▶ DATA EXCERPT
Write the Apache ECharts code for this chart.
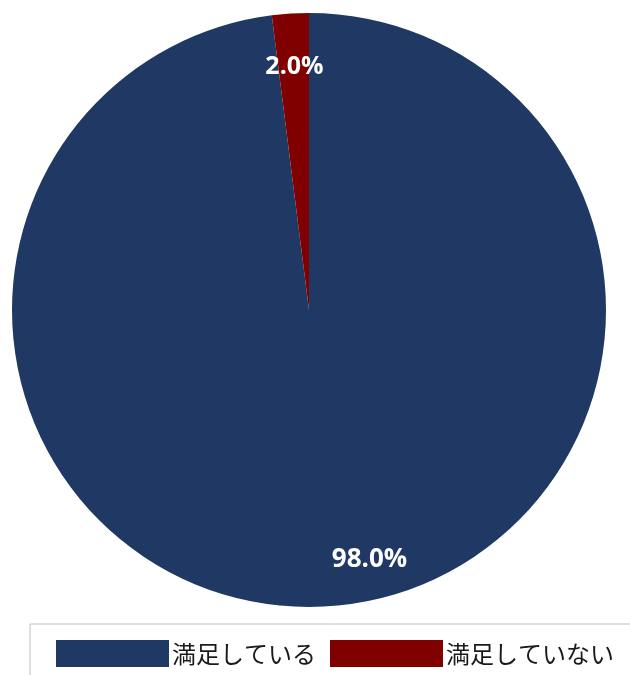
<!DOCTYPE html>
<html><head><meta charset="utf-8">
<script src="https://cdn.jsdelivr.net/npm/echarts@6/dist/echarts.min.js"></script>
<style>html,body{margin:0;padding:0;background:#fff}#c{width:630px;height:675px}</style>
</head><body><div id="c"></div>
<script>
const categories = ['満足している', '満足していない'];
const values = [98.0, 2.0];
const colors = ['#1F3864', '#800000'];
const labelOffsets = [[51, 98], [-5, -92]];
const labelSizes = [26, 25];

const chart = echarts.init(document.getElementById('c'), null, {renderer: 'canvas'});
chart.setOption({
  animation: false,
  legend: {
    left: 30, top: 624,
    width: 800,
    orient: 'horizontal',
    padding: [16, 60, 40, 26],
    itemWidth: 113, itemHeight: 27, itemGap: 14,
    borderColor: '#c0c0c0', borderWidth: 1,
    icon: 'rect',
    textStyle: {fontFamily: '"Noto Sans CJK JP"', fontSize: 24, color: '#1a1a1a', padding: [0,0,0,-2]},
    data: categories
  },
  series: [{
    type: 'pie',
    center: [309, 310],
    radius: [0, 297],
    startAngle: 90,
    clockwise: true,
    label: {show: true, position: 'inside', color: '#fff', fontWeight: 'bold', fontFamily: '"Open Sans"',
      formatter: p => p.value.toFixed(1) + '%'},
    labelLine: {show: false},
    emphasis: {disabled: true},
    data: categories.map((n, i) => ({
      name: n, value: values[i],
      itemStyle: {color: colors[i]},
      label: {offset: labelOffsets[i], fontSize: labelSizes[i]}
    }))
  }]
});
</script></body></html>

▶ WRITTEN TASK
Begin at the first line of the data above and repeat each line exactly, stopping after the line containing "const labelSizes = [26, 25];". Omit the pictures.

▶ THE COMPLETED TASK
Write the Apache ECharts code for this chart.
<!DOCTYPE html>
<html><head><meta charset="utf-8">
<script src="https://cdn.jsdelivr.net/npm/echarts@6/dist/echarts.min.js"></script>
<style>html,body{margin:0;padding:0;background:#fff}#c{width:630px;height:675px}</style>
</head><body><div id="c"></div>
<script>
const categories = ['満足している', '満足していない'];
const values = [98.0, 2.0];
const colors = ['#1F3864', '#800000'];
const labelOffsets = [[51, 98], [-5, -92]];
const labelSizes = [26, 25];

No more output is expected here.